Nice, you're describing a part of our process which sits at the beginning at our decision engine: segmentate visitors in three groups: buying for sure (no need to persuade), not buying for sure (no need as well) and people that have not decided yet. That last group is most interesting: they can be persuaded. Question remains: with what kind of message and at what time. That's our challenge!
The very idea that you can view "they can be persuaded" as anything less than behavior manipulation is interesting. If you're trying to impact behavior at a subconscious level, you're bypassing a person's conscious security controls and accessing their legacy brain API. An API that -- long ago -- saved the brain owner's life but today keeps modern humans trying to stock up on high calorie food because "winter is coming." Or as Clay Johnson put it, "brains want what WAS good for us, not what IS good for us." Your algorithms are counting on this and exploiting it.

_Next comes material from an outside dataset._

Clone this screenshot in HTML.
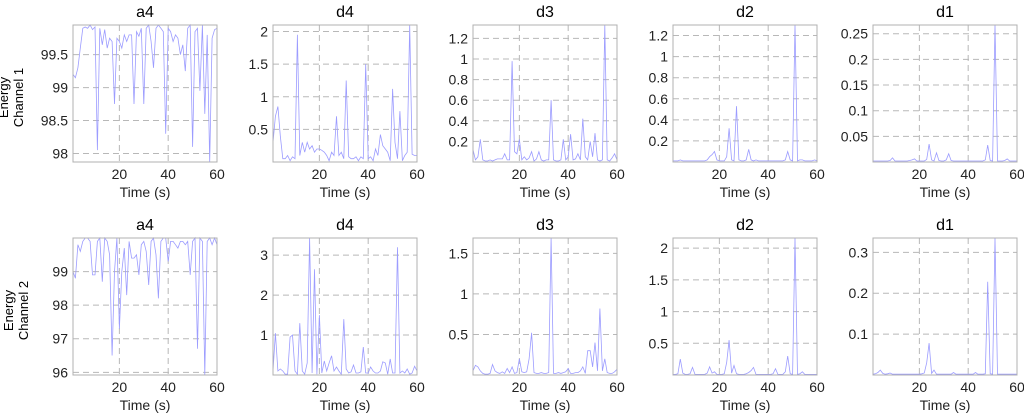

I know exactly how easy it is to feel OK about doing this given just how much manipulation design I used to develop, advocate, even teach. I'm now horrified I ever did it, and even more horrified that I cognitive dissonanced my way into thinking it was not just OK but perhaps even noble -- after all, those kids games I made for the [ginormous candy company] were educational.
I suggest you read "Addiction by Design", about precisely what happens when personally-tailored adaptive algorithms are combined with behavior science. If reading Kahneman doesn't give you a reason to rethink this, Addiction by Design might.
> I'm now horrified I ever did it, and even more horrified that I cognitive dissonanced my way into thinking it was not just OK but perhaps even noble
Your whole comment is great, but this line especially stuck out to me. It's amazing how much effort people people in this line of marketing are spending trying to read (and then manipulate) other people's minds, without taking a moment to examine what's going on inside their own.
Based on the tone of bartkappenburg's comments though, I'd be afraid that the reading material you've suggested might come off as how-to guides!